二十四岁的隔壁邻居约翰,一个月前在医院自杀身亡。当时因为抑郁症,他已经住院三周,在车程两小时外的一所教学医学院。他妈妈一直守着,可能晚上妈妈回民宿睡觉时,他在多次自杀未遂后终于成功。一个月过去了,我昨天晚上梦见了他。
约翰葬礼那天,我正好手头有工作离不开,就没有去成。约翰的妈妈说网上可以看到录像。很佩服殡葬服务的体贴。给去不了的家人朋友一个告别的机会。
但是我没有看,不敢点开那个灭掉最后希望的葬礼录像。在我心里的一个角落,约翰依旧在那里。每天早上坐进车里发动前,约翰爽朗的笑声和金色的头发就会飘过来。他曾经用他的大卡车帮我启动过那辆几个月没开过的车。还记得他认真思考诊断毛病,和启动成功后跳起来欢呼的得意的神情。
约翰喜欢打猎。开着他的旧卡车,带着那只啥也不会干只会咬路人的狗。一出去一个星期。有时候空手而归,有时候猎到鹿。就在车库前面处理,然后把鹿头挂在家里墙上显摆。还说他要学射箭,能更好地打猎。有一天他正要举个鹿头给我看他的战利品。我一下子急了,大声喊停。我说我晕血,见不得任何血糊淋拉的东西。约翰从此就藏起来所有有关的东西,在车库的另一边操作,不让我看见。
约翰买了一个二手的大型割草机,每次割草时会顺便替我割两溜,我会时不时找理由付点钱给他。
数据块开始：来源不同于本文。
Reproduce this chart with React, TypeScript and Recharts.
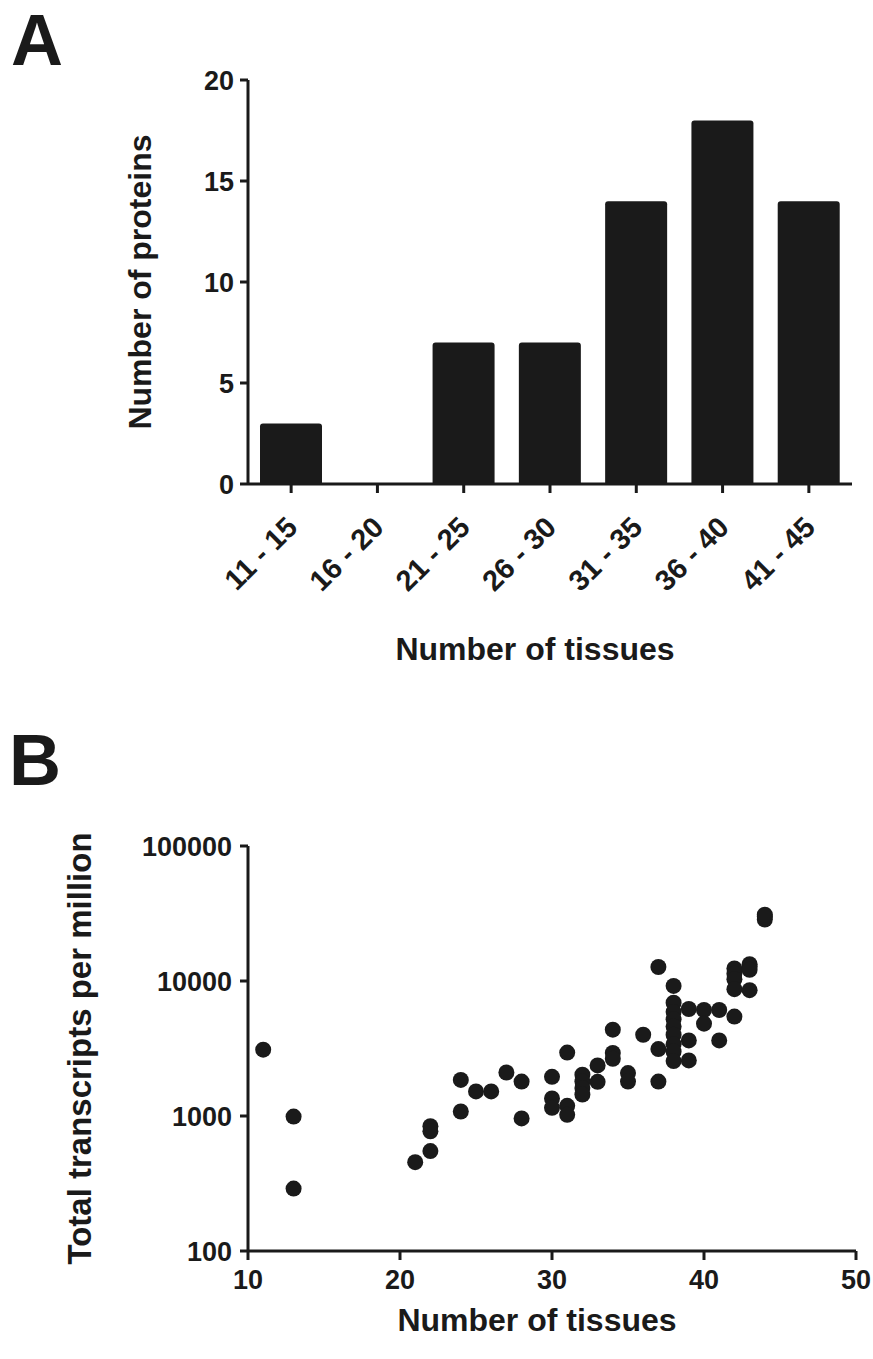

有一次他在后院挥汗如雨地挖坑栽树,光着个膀子。我路过时开玩笑跟他父母说,你们应该付钱给约翰。然后父母就真开始付钱。约翰过来感谢了我,说他要攒钱买个旧房子装修。这样一路下来handyman的所有的木工电工活儿就都学会了。还一再要免费为我们家车库装一个折叠架子,说可以放更多废物。
瘟疫刚开始不久时,口罩比较紧缺。约翰工作的建材商店每周只发一个口罩。约翰每天得重复戴着脏兮兮的旧口罩上一天班,到了最后一天,口罩已经惨不忍睹,黑色的口罩上都能看出两个鼻孔出气的地方。约翰的父母更惨,和我说话的时候直接用袖子挡一下完事儿。我国内同学寄来口罩的时候,我就分了一些给约翰。约翰说,他会省着点用,争取三天换一次,装假口罩没有内衣重要,因为内衣还要每天换。
约翰走后我一直不能接受这个事实,活蹦乱跳的约翰就这样没有了。对门邻居海丽过来交换信息,我才知道,她和约翰同岁,比约翰大几个月而已。她已经结婚生孩子买房子安置下来了,肚子里还怀着老二,生活充满了希望。再想想约翰,真是为约翰感到惋惜。如果没有抑郁症,这些东西他都应该会有的。
昨天晚上因为要试试新买的床垫有多硬,我睡在了楼下靠后院的客房。夜里梦见了约翰。他站在窗前看着我,我问他,“约翰你在后院逛游啥呢?要不要进来?” 他不语。
今天早上约翰的妈妈敲门,递给我一个感谢卡,说感谢我给的钱,葬礼用上了。我因为不能参加葬礼,就把家里出门剩下的几百块现金放入白信封给了她,希望最后为可怜的约翰做点什么。约翰妈又指了指后院给约翰放置的花环。上面写着约翰的全名,何年生何年卒。这时,我告诉她我梦见了约翰。她很失态地一把抓住我,问,“约翰说了什么?为什么我梦不到他”?我说,“抱歉,他啥也没说”。这边她已经哭得泣不成声,抹着眼泪低头走了。
我理解约翰妈在医院守了三周,还是没守住儿子,心里一定负疚。真不知道怎么才能安慰这位每天以泪洗面的母亲。
我追上她说,“我要是再梦见约翰,会交代他给你托梦”。
回到家打开感谢卡,注意到约翰妈涂改了一个字。她把“约翰爱你们”句子里的“loved”改成了“loves”。这个时态的改变,让我体会到了一颗母亲的心。她是希望约翰一直还在。我忍不住哭出声来。